Developments at Steico also indicate the situation in the entire timber construction sector. Manufacturers of cross-laminated timber, glulam, and other timber construction products face comparable challenges. Timber construction had gained considerable market share in recent years, but consolidation now threatens.

Some industry observers expect that the current market clearing could lead to a healthier competitive structure. The phase of overheated demand and partly speculative capacity expansion would then be over, and a more sustainable balance between supply and demand would establish itself. However, this process is likely to involve disruptions – not all providers will survive the lean period.

Comparison with other building materials

A comparison with other building material segments is interesting. While timber construction manufacturers like Steico adjust their strategy, different dynamics are emerging in other areas. The cement and concrete industry, for example, is also affected by weak demand, but has significantly more consolidated structures and fewer overcapacities.

Large integrated companies in the cement and concrete sectors can better absorb market fluctuations through their size and diversified operations. Moreover, they benefit from high barriers to entry and established supplier relationships. Timber construction, on the other hand, is characterized by many medium-sized providers who are more flexible but also more vulnerable.

Strategic options for building material manufacturers

Steico's reorientation toward profitability instead of growth raises the question of what strategic options building material manufacturers have in the current situation. Several approaches are emerging:

First, focusing on profitable niches and reducing non-core activities. Rather than serving a broad portfolio with different margins, companies concentrate on the areas with highest profitability. This can also mean deliberately exiting certain market segments.

Second, optimizing cost structure through efficiency improvements in production and logistics. Especially in times of weak demand, fixed costs must be reduced and variable costs optimized. This can include capacity adjustments, plant closures, or process optimization.

Third, differentiation through quality, service, and technical solutions. When pure price competition leads to margin erosion, manufacturers must develop other value propositions. This can include technical consulting, system solutions, or special product features that justify higher willingness to pay.

Sustainability as a differentiation factor

For Steico, sustainability positioning could remain an important differentiation factor. Regulatory requirements for building CO2 balance are being tightened, and wood fiber insulation materials offer genuine advantages over conventional solutions. The question is whether and how these advantages can be monetized in the current market situation.

In the long term, demand for sustainable building materials is likely to increase – driven by regulation, changed investor preferences, and increasing awareness of lifecycle costs. In the short term, however, pure acquisition costs dominate decision-making at many construction projects, putting ecological materials under pressure.

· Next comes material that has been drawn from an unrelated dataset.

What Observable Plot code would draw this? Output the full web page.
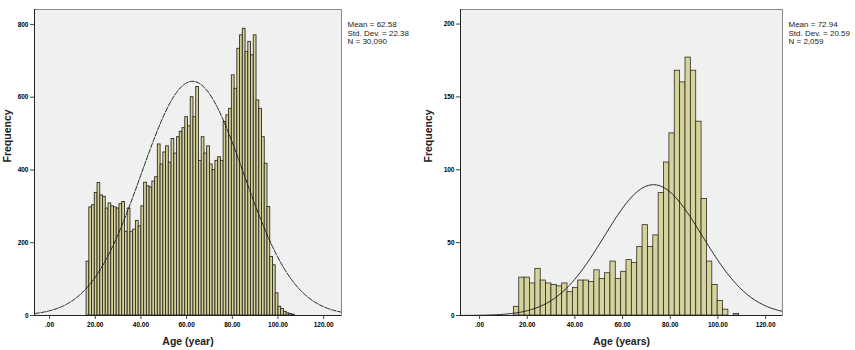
<!DOCTYPE html>
<html><head><meta charset="utf-8">
<script src="https://cdn.jsdelivr.net/npm/d3@7"></script>
<script src="https://cdn.jsdelivr.net/npm/@observablehq/plot@0.6"></script>
<style>
body{margin:0;background:#fff;font-family:"Liberation Sans",Arial,sans-serif}
#wrap{display:flex;width:855px;height:350px;overflow:hidden}
#wrap svg{display:block;flex:none}
</style></head><body><div id="wrap"></div>
<script>
// ---- data ----
const xTicks = [0, 20, 40, 60, 80, 100, 120];
const leftYTicks = [0, 200, 400, 600, 800];
const rightYTicks = [0, 50, 100, 150, 200];

// left histogram: Age (year), bins of 1.2 years starting at 16.2
const leftBinStart = 16.2;
const leftBinWidth = 1.2;
const leftCounts = [148, 297, 303, 337, 364, 330, 326, 294, 308, 300,
  297, 294, 306, 312, 230, 294, 230, 236, 260, 245,
  300, 365, 355, 352, 368, 380, 470, 415, 448, 465,
  420, 485, 445, 490, 505, 515, 545, 520, 600, 545,
  628, 425, 490, 445, 465, 415, 400, 425, 435, 425,
  532, 550, 568, 660, 623, 733, 770, 788, 724, 752,
  715, 770, 591, 568, 490, 417, 298, 161, 138, 61,
  24, 18, 10, 6, 4, 2];
const leftStats = ["Mean = 62.58", "Std. Dev. = 22.38", "N = 30,090"];
const leftMean = 62.58, leftSd = 22.38, leftN = 30090;

// right histogram: Age (years), bins of 2.25 years starting at 14.4
const rightBinStart = 14.4;
const rightBinWidth = 2.25;
const rightCounts = [6, 26, 26, 22, 32, 24, 22, 21, 20, 22,
  16, 19, 24, 24, 23, 31, 25, 29, 37, 25,
  30, 38, 36, 47, 62, 47, 55, 84, 105, 125,
  168, 160, 177, 168, 133, 80, 37, 21, 10, 4,
  0, 1];
const rightStats = ["Mean = 72.94", "Std. Dev. = 20.59", "N = 2,059"];
const rightMean = 72.94, rightSd = 20.59, rightN = 2059;

function fmtX(d) { return d === 0 ? ".00" : d.toFixed(2); }

function chart(cfg) {
  const table = cfg.counts.map((c, i) => ({
    x1: cfg.start + i * cfg.width,
    x2: cfg.start + (i + 1) * cfg.width,
    y: c
  }));
  const [a, b] = cfg.xDomain;
  const curve = d3.range(0, 241).map(k => {
    const x = a + (b - a) * k / 240;
    const z = (x - cfg.mean) / cfg.sd;
    return {x, y: cfg.n * cfg.width / (cfg.sd * Math.sqrt(2 * Math.PI)) * Math.exp(-0.5 * z * z)};
  });
  return Plot.plot({
    width: cfg.svgWidth,
    height: 350,
    marginLeft: cfg.ml,
    marginRight: cfg.mr,
    marginTop: 9,
    marginBottom: 35,
    style: {fontFamily: "'Liberation Sans', Arial, sans-serif", background: "#fff", overflow: "visible"},
    x: {domain: cfg.xDomain},
    y: {domain: cfg.yDomain},
    marks: [
      Plot.frame({fill: "#f0f0f0", stroke: null}),
      Plot.rectY(table, {x1: "x1", x2: "x2", y: "y", fill: "#d6d29c", stroke: "#2e2d22", strokeWidth: cfg.barStroke}),
      Plot.line(curve, {x: "x", y: "y", stroke: "#111", strokeWidth: 0.9, strokeDasharray: cfg.dash, clip: true}),
      Plot.frame({stroke: "#8a8a8a", strokeWidth: 1}),
      Plot.ruleY([0], {stroke: "#222", strokeWidth: 1}),
      Plot.ruleX([cfg.xDomain[0]], {stroke: "#222", strokeWidth: 1}),
      Plot.axisX({ticks: xTicks, tickFormat: fmtX, tickSize: 4, tickPadding: 3, fontSize: 6.5, fontWeight: "bold", label: null, stroke: "#444"}),
      Plot.axisY({ticks: cfg.yTicks, tickFormat: d => String(d), tickSize: 4, tickPadding: 2, fontSize: 6.5, fontWeight: "bold", label: null, stroke: "#444"}),
      Plot.text([cfg.xLabel], {frameAnchor: "bottom", dy: 29, fontSize: 10.5, fontWeight: "bold", fill: "#222"}),
      Plot.text(["Frequency"], {frameAnchor: "left", dx: -cfg.ml + cfg.yLabelX, rotate: -90, fontSize: 10.5, fontWeight: "bold", fill: "#222"}),
      Plot.text([cfg.stats.join("\n")], {frameAnchor: "top-right", dx: 6, dy: 12, textAnchor: "start", lineAnchor: "top", lineHeight: 1.05, fontSize: 8, fill: "#222"})
    ]
  });
}

const wrap = document.getElementById("wrap");
wrap.appendChild(chart({
  svgWidth: 424, ml: 34, mr: 83,
  xDomain: [-6.6, 127.8], yDomain: [0, 841], yTicks: leftYTicks,
  counts: leftCounts, start: leftBinStart, width: leftBinWidth,
  mean: leftMean, sd: leftSd, n: leftN, stats: leftStats,
  xLabel: "Age (year)", dash: "5,1.5", barStroke: 0.9, yLabelX: 7
}));
wrap.appendChild(chart({
  svgWidth: 431, ml: 36, mr: 73,
  xDomain: [-8, 127.1], yDomain: [0, 210], yTicks: rightYTicks,
  counts: rightCounts, start: rightBinStart, width: rightBinWidth,
  mean: rightMean, sd: rightSd, n: rightN, stats: rightStats,
  xLabel: "Age (years)", dash: null, barStroke: 0.8, yLabelX: 4
}));
</script></body></html>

Outlook: Reorientation as industry trend

Steico's strategic reorientation could become a pattern for other building material manufacturers. In a market environment characterized by uncertainty, weak demand, and margin pressure, profitability becomes more important than growth. This shift in priorities signals market maturity after years of boom.

For the construction industry overall, this means a phase of consolidation and adjustment. Not all providers will survive the current lean period, and market consolidation is to be expected. At the same time, this could lead to a healthier competitive structure in which sustainable business models take precedence over short-term volume strategies.

Developments at Steico show exemplarily how structural changes – interest rate reversal, demand decline, overcapacities – call established strategies into question and force companies to fundamental reorientations. The question is not whether other manufacturers will follow, but when and how radical the adjustments will be. The coming quarters will show whether the focus on profitability is the right answer to current challenges and whether a new normal for the industry will develop from it.